The UK financial sector is the second largest financial sector in the world, making it a key component of the global financial system as well as the British economy.

Explainer Published 21 June 2016 Updated 29 September 2020 1 minute READ

Matthew Oxenford

Former research associate, International Economics, Chatham House

It is also heavily interconnected within the EU. A Brexit could therefore jeopardise UK growth prospects as well as global financial stability. Here a Chatham House international economics expert explains how.

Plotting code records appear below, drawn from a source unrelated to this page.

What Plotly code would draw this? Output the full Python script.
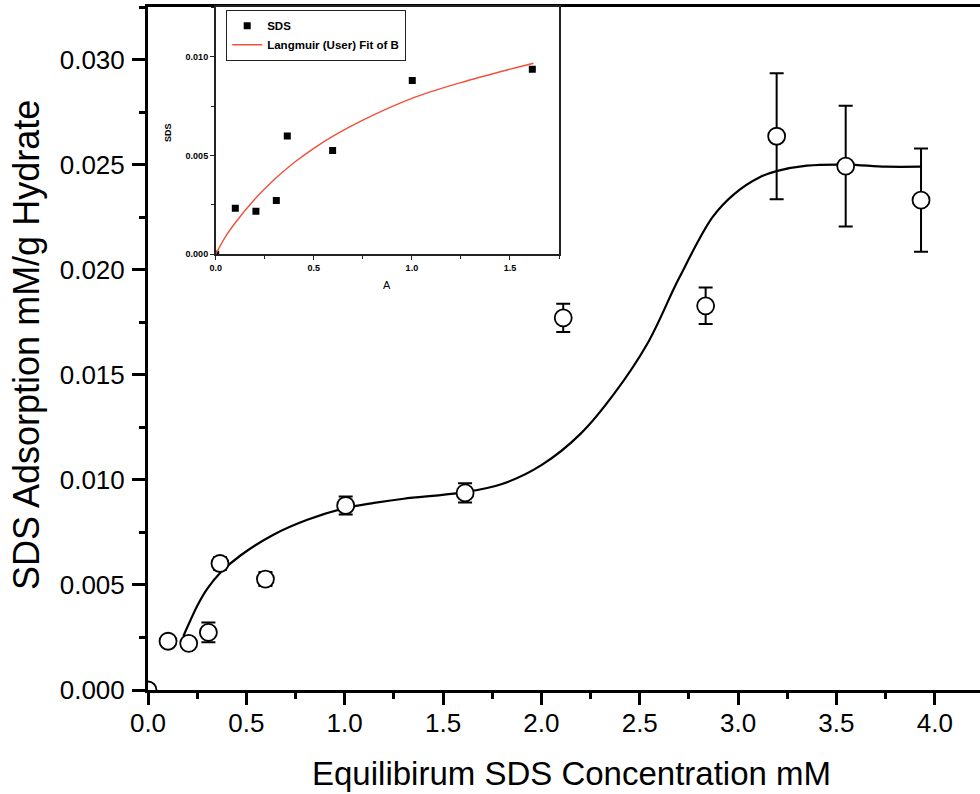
import plotly.graph_objects as go

# ---------------- data ----------------
conc = [0.0, 0.102, 0.207, 0.307, 0.366, 0.597, 1.005, 1.612, 2.111, 2.835, 3.196, 3.547, 3.93]
ads = [0.0, 0.00232, 0.00222, 0.00274, 0.00602, 0.00528, 0.00878, 0.00938, 0.01771, 0.01828, 0.02635, 0.02493, 0.02331]
ads_err = [0.0, 0.0002, 0.0002, 0.00047, 0.0003, 0.00033, 0.00043, 0.00046, 0.00067, 0.00087, 0.0030, 0.00287, 0.00246]

fit_x = [0.18, 0.21, 0.25, 0.30, 0.37, 0.47, 0.64, 0.81, 1.0, 1.15, 1.3, 1.6, 1.8,
         2.0, 2.2, 2.37, 2.54, 2.7, 2.87, 2.98, 3.11, 3.2, 3.35, 3.55, 3.75, 3.93]
fit_y = [0.00257, 0.0032, 0.0040, 0.0048, 0.0056, 0.0064, 0.0074, 0.0081, 0.00865, 0.0089, 0.0091,
         0.0094, 0.0098, 0.0107, 0.0122, 0.0141, 0.0165, 0.0196, 0.0225, 0.0236, 0.0244,
         0.0247, 0.02495, 0.0250, 0.0249, 0.0249]

# inset
inset_a = [0.0, 0.1, 0.205, 0.309, 0.365, 0.596, 1.002, 1.614]
inset_sds = [0.0, 0.00233, 0.00218, 0.00273, 0.0060, 0.00526, 0.0088, 0.00938]
lang_x = [0.0, 0.05, 0.1, 0.2, 0.3, 0.4, 0.5, 0.6, 0.75, 1.0, 1.25, 1.5, 1.62]
lang_y = [0.0, 0.0009, 0.0016, 0.0028, 0.0038, 0.00465, 0.00537, 0.0060, 0.0068, 0.0079, 0.0087, 0.00938, 0.00968]

main_yticks = [0.000, 0.005, 0.010, 0.015, 0.020, 0.025, 0.030]
main_xticks = [0.0, 0.5, 1.0, 1.5, 2.0, 2.5, 3.0, 3.5, 4.0]
inset_yticks = [0.000, 0.005, 0.010]
inset_xticks = [0.0, 0.5, 1.0, 1.5]

FONT = "Liberation Sans, Arial, sans-serif"

fig = go.Figure()

# main fit curve
fig.add_trace(go.Scatter(
    x=fit_x, y=fit_y, mode="lines", line=dict(color="black", width=2.2, shape="spline", smoothing=1.0),
    showlegend=False, hoverinfo="skip", xaxis="x", yaxis="y"))

# main data with error bars
fig.add_trace(go.Scatter(
    x=conc, y=ads, mode="markers",
    marker=dict(symbol="circle", size=17, color="white", line=dict(color="black", width=1.8)),
    error_y=dict(type="data", array=ads_err, visible=True, color="black", thickness=2, width=7),
    showlegend=False, xaxis="x", yaxis="y"))

# inset
fig.add_trace(go.Scatter(
    x=inset_a, y=inset_sds, mode="markers", name="SDS",
    marker=dict(symbol="square", size=7, color="black"),
    xaxis="x2", yaxis="y2"))
fig.add_trace(go.Scatter(
    x=lang_x, y=lang_y, mode="lines", name="Langmuir (User) Fit of B",
    line=dict(color="#f0503c", width=1.4, shape="spline", smoothing=1.0),
    xaxis="x2", yaxis="y2"))

W, H = 980, 794
L, R, T, B = 148, 0, 7, 104
pw = W - L - R
ph = H - T - B
xmax = pw / 196.7
ymax = 0.0325

def px_x(p):
    return (p - L) / pw

def px_y(p):
    return (H - B - p) / ph

fig.update_layout(
    width=W, height=H,
    margin=dict(l=L, r=R, t=T, b=B),
    paper_bgcolor="white", plot_bgcolor="white",
    font=dict(family=FONT, color="black"),
    xaxis=dict(
        domain=[0, 1], range=[0, xmax], tickvals=main_xticks, ticktext=[f"{v:.1f}" for v in main_xticks],
        showline=True, linecolor="black", linewidth=3, mirror=True,
        ticks="outside", ticklen=12, tickwidth=2.5, tickcolor="black",
        minor=dict(ticks="outside", ticklen=6, tickwidth=2.5, tickcolor="black", dtick=0.25, tick0=0),
        showgrid=False, zeroline=False, tickfont=dict(size=26, family=FONT), ticklabelstandoff=-4,
    ),
    yaxis=dict(
        domain=[0, 1], range=[0, ymax], tickvals=main_yticks, ticktext=[f"{v:.3f}" for v in main_yticks],
        showline=True, linecolor="black", linewidth=3,
        ticks="outside", ticklen=13, tickwidth=2.5, tickcolor="black",
        minor=dict(ticks="outside", ticklen=6, tickwidth=2.5, tickcolor="black", dtick=0.0025, tick0=0),
        showgrid=False, zeroline=False, tickfont=dict(size=26, family=FONT), ticklabelstandoff=2,
    ),
    xaxis2=dict(
        domain=[px_x(215.7), px_x(559)], anchor="y2", range=[0, 1.75],
        tickvals=inset_xticks, ticktext=[f"{v:.1f}" for v in inset_xticks],
        showline=True, linecolor="#222", linewidth=1.5, mirror=True,
        ticks="outside", ticklen=4, tickwidth=1.2, tickcolor="#222",
        minor=dict(ticks="outside", ticklen=3, tickwidth=1.2, tickcolor="#222", dtick=0.25, tick0=0),
        showgrid=False, zeroline=False, tickfont=dict(size=9, family=FONT, weight="bold"),
    ),
    yaxis2=dict(
        domain=[px_y(254.3), 1], anchor="x2", range=[0, 0.01253],
        tickvals=inset_yticks, ticktext=[f"{v:.3f}" for v in inset_yticks],
        showline=True, linecolor="#222", linewidth=1.5, mirror=True,
        ticks="outside", ticklen=4, tickwidth=1.2, tickcolor="#222",
        minor=dict(ticks="outside", ticklen=3, tickwidth=1.2, tickcolor="#222", dtick=0.0025, tick0=0),
        showgrid=False, zeroline=False, tickfont=dict(size=9, family=FONT, weight="bold"),
    ),
    legend=dict(
        x=px_x(226), y=px_y(10), xanchor="left", yanchor="top",
        bgcolor="white", bordercolor="#222", borderwidth=1.2,
        font=dict(size=11.5, family=FONT, weight="bold"),
        tracegroupgap=0, itemwidth=30,
    ),
    annotations=[
        dict(text="Equilibirum SDS Concentration mM", x=px_x(571), y=px_y(773), xref="paper", yref="paper",
             xanchor="center", yanchor="middle", showarrow=False, font=dict(size=33, family=FONT)),
        dict(text="SDS Adsorption mM/g Hydrate", x=px_x(27), y=px_y(345), xref="paper", yref="paper",
             xanchor="center", yanchor="middle", textangle=-90, showarrow=False, font=dict(size=36, family=FONT)),
        dict(text="A", x=px_x(387), y=px_y(285), xref="paper", yref="paper",
             xanchor="center", yanchor="middle", showarrow=False, font=dict(size=11, family=FONT)),
        dict(text="SDS", x=px_x(168), y=px_y(133), xref="paper", yref="paper",
             xanchor="center", yanchor="middle", textangle=-90, showarrow=False,
             font=dict(size=9, family=FONT, weight="bold")),
    ],
)

fig.write_html("out.html")
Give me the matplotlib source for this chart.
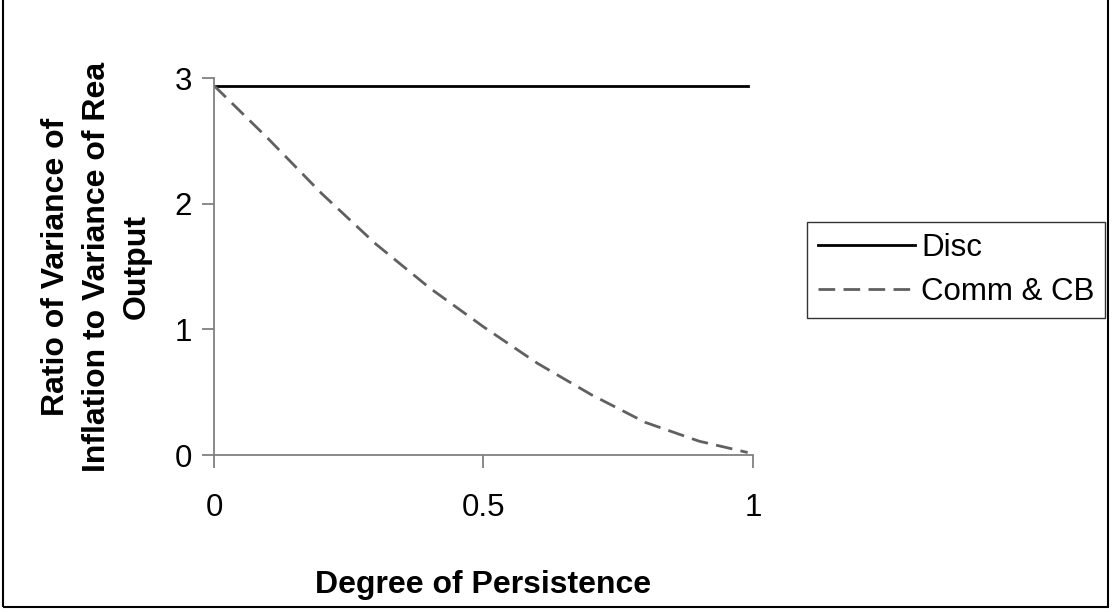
import numpy as np
import matplotlib
matplotlib.use('Agg')
import matplotlib.pyplot as plt
from matplotlib.patches import Rectangle

plt.rcParams['font.family'] = ['Liberation Sans', 'DejaVu Sans']

# data
persistence = [0.0, 0.1, 0.2, 0.3, 0.4, 0.5, 0.6, 0.7, 0.8, 0.9, 0.99]
disc = [2.94, 2.94, 2.94, 2.94, 2.94, 2.94, 2.94, 2.94, 2.94, 2.94, 2.94]
comm_cb = [2.94, 2.52, 2.08, 1.68, 1.33, 1.02, 0.73, 0.48, 0.26, 0.11, 0.02]

x_ticks = [0, 0.5, 1]
x_tick_labels = ['0', '0.5', '1']
y_ticks = [0, 1, 2, 3]

fig = plt.figure(figsize=(11.12, 6.12), dpi=100)
ax = fig.add_axes([0.1924, 0.2565, 0.4848, 0.616])

ax.plot(persistence, disc, color='black', lw=2.0, label='Disc')
ax.plot(persistence, comm_cb, color='#606060', lw=2.0, dashes=(6, 3), label='Comm & CB')

ax.set_xlim(0, 1)
ax.set_ylim(0, 3)
ax.set_xticks(x_ticks)
ax.set_xticklabels(x_tick_labels)
ax.set_yticks(y_ticks)

for side in ['top', 'right']:
    ax.spines[side].set_visible(False)
for side in ['left', 'bottom']:
    ax.spines[side].set_color('#808080')
    ax.spines[side].set_linewidth(1.3)

ax.tick_params(axis='both', direction='out', length=9, width=1.3,
               color='#808080', labelsize=22.5)
ax.tick_params(axis='y', pad=7)
ax.tick_params(axis='x', pad=18)

ax.set_xlabel('Degree of Persistence', fontsize=23, fontweight='bold', labelpad=34)
ax.set_ylabel('Ratio of Variance of\nInflation to Variance of Rea\nOutput',
              fontsize=23, fontweight='bold', labelpad=16, linespacing=1.45)

leg = ax.legend(loc='center left', bbox_to_anchor=(1.1, 0.49), fontsize=22.5,
                frameon=True, fancybox=False, handlelength=3.1, handletextpad=0.2,
                labelspacing=0.45, borderpad=0.35, borderaxespad=0)
leg.get_frame().set_edgecolor('black')
leg.get_frame().set_linewidth(1.0)

# outer chart border
fig.patches.append(Rectangle((3 / 1112, 5 / 612), 1105 / 1112, 1.2,
                             transform=fig.transFigure, fill=False,
                             edgecolor='black', lw=1.5))

fig.savefig('out.png', dpi=100)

Total UK Financial Sector Assets 2014

Includes all financial assets held on bank balance sheets excluding derivatives. Assets in billion British pounds.
Source: Bank of England

  • UK international banks and non-UK banks — the two largest subsectors — will be most directly affected by a Brexit vote. The majority of non-UK banks’ assets, representing over £1tn, are EEA based. Currently EEA banks can ‘passport’, which means that they can operate in a unified manner across borders within the EEA. Leaving the EU would end passporting rights (unless the UK joins the EEA) making the UK operations of EEA banks and European operations of UK banks significantly harder to conduct.
  • The trading of derivatives, currencies and other commodities is a significant proportion of financial activity worldwide. This activity is mediated through institutions known as Central Counterparties (CCPs), which provide a central platform to co-ordinate trades — a process known as ‘clearing’. Four of the largest CCPs are based in London but 21% of their members’ assets are EEA-based outside the UK. If the UK were to leave the EU, much of their clearing activities denominated in Euros would likely have to move to the Eurozone, meaning the UK’s CCPs would either have to move or downsize. Relocating such complex activity (and building the associated regulatory frameworks) would introduce significant uncertainty into the financial system.
  • Barring a negotiated agreement after Brexit, non-bank sectors such as insurance and the funds sector would lose access to the single market. Being cut out of the single market, and from Europe’s capital markets union as that initiative moves forward, could make the British financial industry less competitive in the long term.
  • London will see its global prominence as the world’s leading international financial centre considerably diminished after a Brexit vote. Many of London’s functions — such as euro-related clearing activities — are likely to be transferred to other financial centres in Europe while more global activities will be relocated to New York.